All hail public transport.
C#
List<long> stones = new List<long>();
public void Input(IEnumerable<string> lines)
{
stones = string.Concat(lines).Split(' ').Select(v => long.Parse(v)).ToList();
}
public void Part1()
{
var expanded = TryExpand(stones, 25);
Console.WriteLine($"Stones: {expanded}");
}
public void Part2()
{
var expanded = TryExpand(stones, 75);
Console.WriteLine($"Stones: {expanded}");
}
public long TryExpand(IEnumerable<long> stones, int steps)
{
if (steps == 0)
return stones.Count();
return stones.Select(s => TryExpand(s, steps)).Sum();
}
Dictionary<(long, int), long> cache = new Dictionary<(long, int), long>();
public long TryExpand(long stone, int steps)
{
var key = (stone, steps);
if (cache.ContainsKey(key))
return cache[key];
var result = TryExpand(Blink(stone), steps - 1);
cache[key] = result;
return result;
}
public IEnumerable<long> Blink(long stone)
{
if (stone == 0)
{
yield return 1;
yield break;
}
var str = stone.ToString();
if (str.Length % 2 == 0)
{
yield return long.Parse(str[..(str.Length / 2)]);
yield return long.Parse(str[(str.Length / 2)..]);
yield break;
}
yield return stone * 2024;
}
Rust
Part 2 is solved with recursion and a cache, which is indexed by stone numbers and remaining rounds and maps to the previously calculated expansion size. In my case, the cache only grew to 139320 entries, which is quite reasonable given the size of the result.
Solution
use std::collections::HashMap;
fn parse(input: String) -> Vec<u64> {
input
.split_whitespace()
.map(|w| w.parse().unwrap())
.collect()
}
fn part1(input: String) {
let mut stones = parse(input);
for _ in 0..25 {
let mut new_stones = Vec::with_capacity(stones.len());
for s in &stones {
match s {
0 => new_stones.push(1),
n => {
let digits = s.ilog10() + 1;
if digits % 2 == 0 {
let cutoff = 10u64.pow(digits / 2);
new_stones.push(n / cutoff);
new_stones.push(n % cutoff);
} else {
new_stones.push(n * 2024)
}
}
}
}
stones = new_stones;
}
println!("{}", stones.len());
}
fn expansion(s: u64, rounds: u32, cache: &mut HashMap<(u64, u32), u64>) -> u64 {
// Recursion anchor
if rounds == 0 {
return 1;
}
// Calculation is already cached
if let Some(res) = cache.get(&(s, rounds)) {
return *res;
}
// Recurse
let res = match s {
0 => expansion(1, rounds - 1, cache),
n => {
let digits = s.ilog10() + 1;
if digits % 2 == 0 {
let cutoff = 10u64.pow(digits / 2);
expansion(n / cutoff, rounds - 1, cache) +
expansion(n % cutoff, rounds - 1, cache)
} else {
expansion(n * 2024, rounds - 1, cache)
}
}
};
// Save in cache
cache.insert((s, rounds), res);
res
}
fn part2(input: String) {
let stones = parse(input);
let mut cache = HashMap::new();
let sum: u64 = stones.iter().map(|s| expansion(*s, 75, &mut cache)).sum();
println!("{sum}");
}
util::aoc_main!();
Also on github
Haskell
Yay, mutation!

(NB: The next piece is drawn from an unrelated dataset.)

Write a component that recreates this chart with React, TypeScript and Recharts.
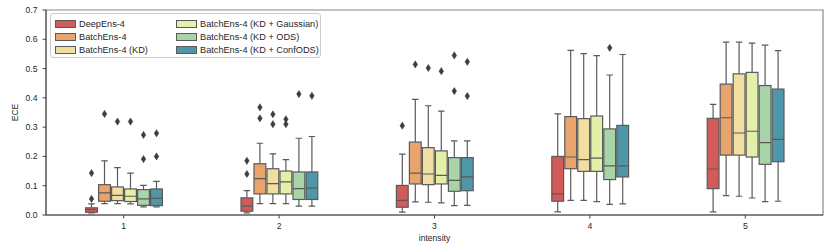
import React from 'react';
import { BarChart, Bar, XAxis, YAxis, Legend, ReferenceArea } from 'recharts';

const categories = ['1', '2', '3', '4', '5'];
const seriesNames = [
  'DeepEns-4',
  'BatchEns-4',
  'BatchEns-4 (KD)',
  'BatchEns-4 (KD + Gaussian)',
  'BatchEns-4 (KD + ODS)',
  'BatchEns-4 (KD + ConfODS)',
];
const seriesColors = ['#d25a58', '#e8a46c', '#f2dea2', '#e4efaa', '#a8d4a8', '#4e96a8'];
const yTicks = [0, 0.1, 0.2, 0.3, 0.4, 0.5, 0.6, 0.7];

// [whiskerLow, q1, median, q3, whiskerHigh] for intensity 1..5
const deepEnsBox = [
  [0.0075, 0.0095, 0.0187, 0.0245, 0.038],
  [0.0075, 0.013, 0.03, 0.0585, 0.083],
  [0.0095, 0.0265, 0.05, 0.101, 0.208],
  [0.011, 0.047, 0.072, 0.2, 0.345],
  [0.011, 0.09, 0.157, 0.33, 0.378],
];
const batchEnsBox = [
  [0.039, 0.047, 0.0754, 0.1036, 0.185],
  [0.039, 0.072, 0.124, 0.175, 0.245],
  [0.045, 0.106, 0.143, 0.249, 0.395],
  [0.05, 0.158, 0.198, 0.336, 0.562],
  [0.066, 0.2045, 0.332, 0.447, 0.59],
];
const kdBox = [
  [0.039, 0.049, 0.067, 0.0958, 0.162],
  [0.039, 0.072, 0.107, 0.158, 0.209],
  [0.0435, 0.1036, 0.14, 0.23, 0.373],
  [0.05, 0.149, 0.189, 0.329, 0.551],
  [0.064, 0.2045, 0.28, 0.482, 0.59],
];
const gaussianBox = [
  [0.038, 0.046, 0.064, 0.089, 0.143],
  [0.039, 0.072, 0.113, 0.15, 0.189],
  [0.0415, 0.106, 0.135, 0.219, 0.355],
  [0.046, 0.149, 0.194, 0.338, 0.544],
  [0.058, 0.198, 0.286, 0.487, 0.587],
];
const odsBox = [
  [0.028, 0.033, 0.055, 0.0866, 0.101],
  [0.03, 0.053, 0.09, 0.147, 0.262],
  [0.032, 0.081, 0.118, 0.196, 0.253],
  [0.036, 0.121, 0.168, 0.294, 0.478],
  [0.046, 0.173, 0.247, 0.442, 0.58],
];
const confOdsBox = [
  [0.028, 0.032, 0.057, 0.089, 0.115],
  [0.03, 0.053, 0.092, 0.147, 0.268],
  [0.033, 0.083, 0.13, 0.196, 0.253],
  [0.038, 0.13, 0.168, 0.306, 0.548],
  [0.047, 0.182, 0.258, 0.43, 0.561],
];

const deepEnsOutliers = [[0.055, 0.143], [0.14, 0.185], [0.305], [], []];
const batchEnsOutliers = [[0.345], [0.33, 0.3676], [0.514], [], []];
const kdOutliers = [[0.319], [0.31, 0.344], [0.502], [], []];
const gaussianOutliers = [[0.319], [0.31, 0.327], [0.491], [], []];
const odsOutliers = [[0.191, 0.2735], [0.413], [0.423, 0.545], [0.571], []];
const confOdsOutliers = [[0.2, 0.279], [0.407], [0.406, 0.523], [], []];

const boxes = [deepEnsBox, batchEnsBox, kdBox, gaussianBox, odsBox, confOdsBox];
const outliers = [deepEnsOutliers, batchEnsOutliers, kdOutliers, gaussianOutliers, odsOutliers, confOdsOutliers];

const rangeOf = (s: number, c: number): [number, number] => {
  const b = boxes[s][c];
  const o = outliers[s][c];
  return [Math.min(b[0], ...o), Math.max(b[4], ...o)];
};

const data = categories.map((cat, c) => {
  const row: any = { cat };
  seriesNames.forEach((_, s) => {
    row['s' + s] = rangeOf(s, c);
  });
  return row;
});

const EDGE = '#5a5a5a';
const FLIER = '#3d3d3d';
const FONT = '"Liberation Sans", Arial, sans-serif';
const TEXT = '#262626';

const makeShape = (s: number) => (props: any) => {
  const { x, y, width, height, payload } = props;
  if (x == null || y == null || !payload) return <g />;
  const c = categories.indexOf(payload.cat);
  if (c < 0) return <g />;
  const [lo, hi] = rangeOf(s, c);
  const top = Math.min(y, y + height);
  const bot = Math.max(y, y + height);
  const py = (v: number) => (hi === lo ? bot : bot - ((bot - top) * (v - lo)) / (hi - lo));
  const [wl, q1, med, q3, wh] = boxes[s][c];
  const cx = x + width / 2;
  const capW = width * 0.5;
  const sw = 1.2;
  return (
    <g>
      <line x1={cx} x2={cx} y1={py(wh)} y2={py(q3)} stroke={EDGE} strokeWidth={sw} />
      <line x1={cx} x2={cx} y1={py(q1)} y2={py(wl)} stroke={EDGE} strokeWidth={sw} />
      <line x1={cx - capW / 2} x2={cx + capW / 2} y1={py(wh)} y2={py(wh)} stroke={EDGE} strokeWidth={sw} />
      <line x1={cx - capW / 2} x2={cx + capW / 2} y1={py(wl)} y2={py(wl)} stroke={EDGE} strokeWidth={sw} />
      <rect
        x={x + 0.6}
        y={py(q3)}
        width={width - 1.2}
        height={py(q1) - py(q3)}
        fill={seriesColors[s]}
        stroke={EDGE}
        strokeWidth={sw}
      />
      <line x1={x + 0.6} x2={x + width - 0.6} y1={py(med)} y2={py(med)} stroke={EDGE} strokeWidth={sw} />
      {outliers[s][c].map((v, i) => {
        const oy = py(v);
        return (
          <polygon
            key={i}
            points={`${cx},${oy - 3.6} ${cx + 2.3},${oy} ${cx},${oy + 3.6} ${cx - 2.3},${oy}`}
            fill={FLIER}
            stroke={FLIER}
            strokeWidth={0.5}
          />
        );
      })}
    </g>
  );
};

const LegendContent = () => {
  const cols = [
    [0, 1, 2],
    [3, 4, 5],
  ];
  return (
    <div
      style={{
        position: 'relative',
        width: 271,
        height: 45,
        boxSizing: 'border-box',
        border: '1px solid #cccccc',
        borderRadius: 3,
        background: 'rgba(255,255,255,0.85)',
        fontFamily: FONT,
        fontSize: 9.2,
        color: TEXT,
      }}
    >
      {cols.map((col, ci) =>
        col.map((s, ri) => (
          <div
            key={s}
            style={{
              position: 'absolute',
              left: ci === 0 ? 3.5 : 124.5,
              top: 4 + ri * 13.4,
              height: 11,
              display: 'flex',
              alignItems: 'center',
              whiteSpace: 'nowrap',
            }}
          >
            <span
              style={{
                display: 'inline-block',
                width: 19,
                height: 6,
                background: seriesColors[s],
                border: `1px solid ${EDGE}`,
                marginRight: 3.5,
              }}
            />
            <span>{seriesNames[s]}</span>
          </div>
        ))
      )}
    </div>
  );
};

export default function App() {
  return (
    <div style={{ position: 'absolute', left: 0, top: 0, width: 830, height: 251, background: '#fff' }}>
      <BarChart
        width={830}
        height={251}
        data={data}
        margin={{ top: 10, right: 7, bottom: 0, left: 0 }}
        barSize={13}
        barGap={0}
      >
        <ReferenceArea y1={0} y2={0.7} fill="none" stroke="#888" strokeWidth={1.2} ifOverflow="visible" />
        <XAxis
          dataKey="cat"
          height={36}
          stroke="#444"
          tickLine={{ stroke: '#444' }}
          tickSize={3.5}
          tickMargin={4}
          tick={{ fill: TEXT, fontSize: 8.6, fontFamily: FONT }}
          label={(p: any) => {
            const vb = p.viewBox;
            return (
              <text
                x={vb.x + vb.width / 2}
                y={vb.y + 26}
                textAnchor="middle"
                fill={TEXT}
                fontSize={8.6}
                fontFamily={FONT}
              >
                intensity
              </text>
            );
          }}
        />
        <YAxis
          width={46}
          domain={[0, 0.7]}
          ticks={yTicks}
          type="number"
          allowDataOverflow
          stroke="#444"
          tickSize={3.5}
          tickMargin={5}
          tickFormatter={(v: number) => v.toFixed(1)}
          tick={{ fill: TEXT, fontSize: 8.6, fontFamily: FONT }}
          label={(p: any) => {
            const vb = p.viewBox;
            const cy = vb.y + vb.height / 2;
            return (
              <text
                x={14.5}
                y={cy}
                textAnchor="middle"
                dominantBaseline="central"
                transform={`rotate(-90, 14.5, ${cy})`}
                fill={TEXT}
                fontSize={8.6}
                fontFamily={FONT}
              >
                ECE
              </text>
            );
          }}
        />
        <Legend
          layout="horizontal"
          verticalAlign="middle"
          align="center"
          wrapperStyle={{ left: 50, top: 13, width: 271, height: 45 }}
          content={() => <LegendContent />}
        />
        {seriesNames.map((name, s) => (
          <Bar
            key={name}
            name={name}
            dataKey={'s' + s}
            fill={seriesColors[s]}
            isAnimationActive={false}
            shape={makeShape(s)}
          />
        ))}
      </BarChart>
    </div>
  );
}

Went down the route of caching the expanded lists of stones at first. Oops.
import Data.IORef
import Data.Map.Strict (Map)
import Data.Map.Strict qualified as Map
blink :: Int -> [Int]
blink 0 = [1]
blink n
| s <- show n,
l <- length s,
even l =
let (a, b) = splitAt (l `div` 2) s in map read [a, b]
| otherwise = [n * 2024]
countExpanded :: IORef (Map (Int, Int) Int) -> Int -> [Int] -> IO Int
countExpanded _ 0 = return . length
countExpanded cacheRef steps = fmap sum . mapM go
where
go n =
let key = (n, steps)
computed = do
result <- countExpanded cacheRef (steps - 1) $ blink n
modifyIORef' cacheRef (Map.insert key result)
return result
in readIORef cacheRef >>= maybe computed return . (Map.!? key)
main = do
input <- map read . words <$> readFile "input11"

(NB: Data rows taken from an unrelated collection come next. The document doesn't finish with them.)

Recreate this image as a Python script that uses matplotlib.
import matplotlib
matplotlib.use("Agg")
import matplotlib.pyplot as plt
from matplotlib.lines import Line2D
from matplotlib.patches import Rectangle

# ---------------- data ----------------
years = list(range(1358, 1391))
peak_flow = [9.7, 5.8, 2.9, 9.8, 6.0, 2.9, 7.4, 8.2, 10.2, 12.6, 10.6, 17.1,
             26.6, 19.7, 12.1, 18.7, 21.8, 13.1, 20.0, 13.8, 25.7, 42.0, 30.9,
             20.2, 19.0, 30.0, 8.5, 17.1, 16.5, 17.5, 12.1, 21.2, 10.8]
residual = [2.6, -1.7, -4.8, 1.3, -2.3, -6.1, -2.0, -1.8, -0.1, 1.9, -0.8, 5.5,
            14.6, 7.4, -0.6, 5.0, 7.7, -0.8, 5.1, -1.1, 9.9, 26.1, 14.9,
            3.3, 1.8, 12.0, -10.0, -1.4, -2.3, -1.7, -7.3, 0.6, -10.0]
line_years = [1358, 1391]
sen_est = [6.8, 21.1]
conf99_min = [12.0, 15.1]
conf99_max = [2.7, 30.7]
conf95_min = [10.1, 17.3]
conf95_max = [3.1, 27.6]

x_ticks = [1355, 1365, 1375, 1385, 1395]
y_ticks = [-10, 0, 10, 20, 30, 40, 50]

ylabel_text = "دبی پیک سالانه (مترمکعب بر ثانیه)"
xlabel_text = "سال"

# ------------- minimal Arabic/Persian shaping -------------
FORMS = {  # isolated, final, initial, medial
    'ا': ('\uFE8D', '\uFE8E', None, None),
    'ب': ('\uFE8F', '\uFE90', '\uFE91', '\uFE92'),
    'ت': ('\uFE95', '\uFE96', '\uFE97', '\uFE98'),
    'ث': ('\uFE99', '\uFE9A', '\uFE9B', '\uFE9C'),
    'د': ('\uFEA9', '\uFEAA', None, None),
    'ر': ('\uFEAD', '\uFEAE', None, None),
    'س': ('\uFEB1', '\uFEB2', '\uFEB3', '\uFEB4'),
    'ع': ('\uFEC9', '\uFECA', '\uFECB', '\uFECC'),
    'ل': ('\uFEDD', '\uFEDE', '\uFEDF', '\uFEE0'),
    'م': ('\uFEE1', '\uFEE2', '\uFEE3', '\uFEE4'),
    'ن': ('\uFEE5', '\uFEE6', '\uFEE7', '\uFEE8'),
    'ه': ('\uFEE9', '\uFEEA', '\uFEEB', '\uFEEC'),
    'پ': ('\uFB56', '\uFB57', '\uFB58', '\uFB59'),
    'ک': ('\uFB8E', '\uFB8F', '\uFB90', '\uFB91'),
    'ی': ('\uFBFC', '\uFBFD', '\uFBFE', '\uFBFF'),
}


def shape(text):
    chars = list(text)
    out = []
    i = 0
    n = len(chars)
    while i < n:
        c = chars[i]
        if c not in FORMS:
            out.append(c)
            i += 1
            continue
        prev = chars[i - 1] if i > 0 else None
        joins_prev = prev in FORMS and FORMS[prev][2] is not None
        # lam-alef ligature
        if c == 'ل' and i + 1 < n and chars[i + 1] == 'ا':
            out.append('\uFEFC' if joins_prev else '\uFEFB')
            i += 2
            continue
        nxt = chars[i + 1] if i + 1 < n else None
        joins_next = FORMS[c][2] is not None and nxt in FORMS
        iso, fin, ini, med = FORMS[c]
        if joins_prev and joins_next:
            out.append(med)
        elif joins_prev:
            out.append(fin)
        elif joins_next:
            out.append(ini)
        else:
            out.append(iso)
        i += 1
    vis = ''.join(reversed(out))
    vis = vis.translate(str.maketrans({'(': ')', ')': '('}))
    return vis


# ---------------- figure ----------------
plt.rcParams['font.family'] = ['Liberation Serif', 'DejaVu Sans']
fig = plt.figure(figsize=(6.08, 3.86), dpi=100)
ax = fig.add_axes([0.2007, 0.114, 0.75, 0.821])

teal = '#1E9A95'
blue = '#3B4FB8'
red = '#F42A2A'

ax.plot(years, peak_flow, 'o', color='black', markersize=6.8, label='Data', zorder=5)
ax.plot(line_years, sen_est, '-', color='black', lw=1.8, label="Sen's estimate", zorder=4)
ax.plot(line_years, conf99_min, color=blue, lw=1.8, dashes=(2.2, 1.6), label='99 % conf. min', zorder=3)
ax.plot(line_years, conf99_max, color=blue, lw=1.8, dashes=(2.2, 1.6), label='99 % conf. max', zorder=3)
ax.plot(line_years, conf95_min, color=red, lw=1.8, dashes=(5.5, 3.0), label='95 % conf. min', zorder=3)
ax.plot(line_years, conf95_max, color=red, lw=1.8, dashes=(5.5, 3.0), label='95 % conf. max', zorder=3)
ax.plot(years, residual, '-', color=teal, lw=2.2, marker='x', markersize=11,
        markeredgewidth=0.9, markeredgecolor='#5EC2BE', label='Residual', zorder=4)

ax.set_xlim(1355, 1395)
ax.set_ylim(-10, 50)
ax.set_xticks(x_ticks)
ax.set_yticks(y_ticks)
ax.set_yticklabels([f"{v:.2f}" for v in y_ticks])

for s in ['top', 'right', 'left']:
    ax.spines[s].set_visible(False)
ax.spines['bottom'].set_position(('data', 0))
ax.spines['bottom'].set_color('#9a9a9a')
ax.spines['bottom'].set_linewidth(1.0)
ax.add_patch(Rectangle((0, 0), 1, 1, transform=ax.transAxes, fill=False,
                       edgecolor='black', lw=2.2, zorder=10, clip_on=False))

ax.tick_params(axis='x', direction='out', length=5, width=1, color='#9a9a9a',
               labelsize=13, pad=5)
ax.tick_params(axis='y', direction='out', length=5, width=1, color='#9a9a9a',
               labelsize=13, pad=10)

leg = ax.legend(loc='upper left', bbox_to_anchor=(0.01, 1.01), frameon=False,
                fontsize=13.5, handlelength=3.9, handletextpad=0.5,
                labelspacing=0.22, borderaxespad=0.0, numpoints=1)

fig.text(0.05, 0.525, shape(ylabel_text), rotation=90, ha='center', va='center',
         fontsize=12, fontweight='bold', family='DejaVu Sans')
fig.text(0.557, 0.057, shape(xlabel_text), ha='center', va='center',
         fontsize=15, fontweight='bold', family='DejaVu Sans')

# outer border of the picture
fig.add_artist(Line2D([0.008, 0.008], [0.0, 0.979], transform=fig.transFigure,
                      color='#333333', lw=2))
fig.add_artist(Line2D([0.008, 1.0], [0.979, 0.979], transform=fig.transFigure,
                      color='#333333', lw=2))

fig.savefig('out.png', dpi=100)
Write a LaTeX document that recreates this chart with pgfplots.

cache <- newIORef Map.empty
mapM_ (\steps -> countExpanded cache steps input >>= print) [25, 75]
Does the IORef go upwards the recursion tree? If you modify the IORef at some depth of 15, does the calling function also receive the update, is there also a Non-IO-Ref?
The IORef is like a mutable box you can stick things in, so readIORef
returns whatever was last put in it (in this case using modifyIORef'
). “last” makes sense here because operations are sequenced thanks to the IO monad, so yes: values get carried back up the tree to the caller. There’s also STRef
for the ST monad, or I could have used the State monad which (kind of) encapsulates a single ref.